Besides the combination of my map and the cycle route indications of Helsinki. I must have been literally everywhere between Sipoo, Vantaa and Espoo without ever finding a clear signal that told me: This is the way to Helsinki Keskus. I followed main roads, but the cycle paths went away from them – I told them not to, but they were ignorant. I gave them names, they just led me further away from my flat. I asked taxi drivers and they said "you have to go right" but never got more clear on this issue. There was so much right all along the way that I just could not decide which right was right. I asked beautiful females and they told me to ask somebody else. I smiled at them and they walked away. Then I found another bicycle rider and he was able to show me on the map where I was. Somewhere Norteast of Itäkeskus. He told me how to get through a park and it all worked out.

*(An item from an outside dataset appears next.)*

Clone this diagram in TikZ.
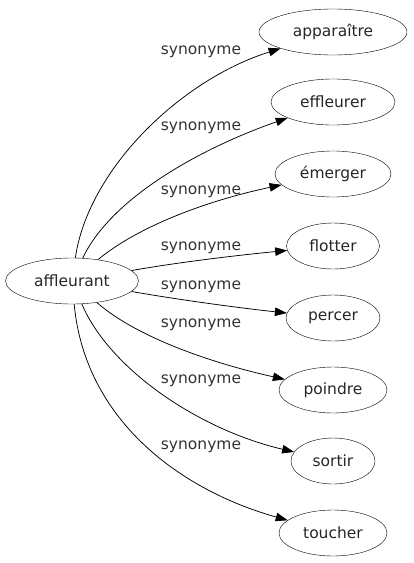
\documentclass[tikz,border=0pt]{standalone}
\usepackage{fontspec}
\setmainfont{DejaVu Sans}
\usetikzlibrary{arrows.meta,shapes.geometric}
\tikzset{
  word/.style={draw, ellipse, inner sep=1pt, minimum height=46pt, text=black!85, font=\fontsize{15.5}{18}\selectfont},
  lbl/.style={font=\fontsize{15.5}{18}\selectfont, text=black!80, inner sep=0pt},
  syn/.style={-{Triangle[length=12pt,width=8.5pt]}, line width=0.75pt}
}
\begin{document}
\begin{tikzpicture}[x=1pt,y=-1pt]
\useasboundingbox (0,0) rectangle (413,563);
\node[word, minimum width=133pt] (src) at (72,281) {affleurant};
\node[word, minimum width=148pt] (t1) at (333,32) {apparaître};
\node[word, minimum width=124pt] (t2) at (333,102) {effleurer};
\node[word, minimum width=116pt] (t3) at (333,174) {émerger};
\node[word, minimum width=93pt] (t4) at (333,246) {flotter};
\node[word, minimum width=94pt] (t5) at (333,318) {percer};
\node[word, minimum width=108pt] (t6) at (333,390) {poindre};
\node[word, minimum width=84pt] (t7) at (333,461) {sortir};
\node[word, minimum width=108pt] (t8) at (333,533) {toucher};
\draw[syn] (src) .. controls (88,170) and (180,80) .. (t1);
\draw[syn] (src) .. controls (110,200) and (196,150) .. (t2);
\draw[syn] (src) .. controls (140,225) and (210,200) .. (t3);
\draw[syn] (src) .. controls (180,262) and (240,255) .. (t4);
\draw[syn] (src) .. controls (180,300) and (240,308) .. (t5);
\draw[syn] (src) .. controls (140,340) and (220,365) .. (t6);
\draw[syn] (src) .. controls (110,370) and (200,430) .. (t7);
\draw[syn] (src) .. controls (85,420) and (180,490) .. (t8);
\node[lbl] (l1) at (201,52) {synonyme};
\node[lbl] (l2) at (201,128) {synonyme};
\node[lbl] (l3) at (201,192) {synonyme};
\node[lbl] (l4) at (201,248) {synonyme};
\node[lbl] (l5) at (201,287) {synonyme};
\node[lbl] (l6) at (201,325) {synonyme};
\node[lbl] (l7) at (201,381) {synonyme};
\node[lbl] (l8) at (201,447) {synonyme};
\end{tikzpicture}
\end{document}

and tomorrow Lahti ... but I have to work on Monday

I passed by Itäkeskus and went on and there was a hill and I switched the gears and then something moaned and before I could recognize the voice of my bike, my back wheel already blocked. As I was slow I this time did not need to go off via the front of the bike.

My bicycle is around six years old. I took me all over souther Bavaria, we had a ten day trip through Austria and I also showed him a little bit of Espoo, when I still lived there. And now, after this little excursion to Porvoo, the gear switcher on the back wheel broke. It was not the chain – it was the gear switcher who decided to break into two parts. Right in the middle. Dissident! Self-centred miserable object! Monstrosity of an ill Engineers mind! Malicious incarnation of a erroneous blueprint! Oh my lovely, my beloved bike. The back wheel was destroyed.

I leaned over it and smiled. This whole day was too good for being angry about a broken bike. I took it, went to the next taxi stand and arrived home around 22:00 (now you should be able to calculate the pm-time on your own).

Lessons learnt:

  • never trust a map that makes you think the way is easy to find
  • if you want to know the way, ask somebody with a bike
  • no asphalt - no go
  • civilization is most missed when absent
  • never trust a smiling taxi driver - he does not lie, but what does that mean?
  • if you are in doubt which way to go, follow the bigger road
  • take the complicated way when going there, not when going back

That's all. I'll soon let you know how it got fixed again.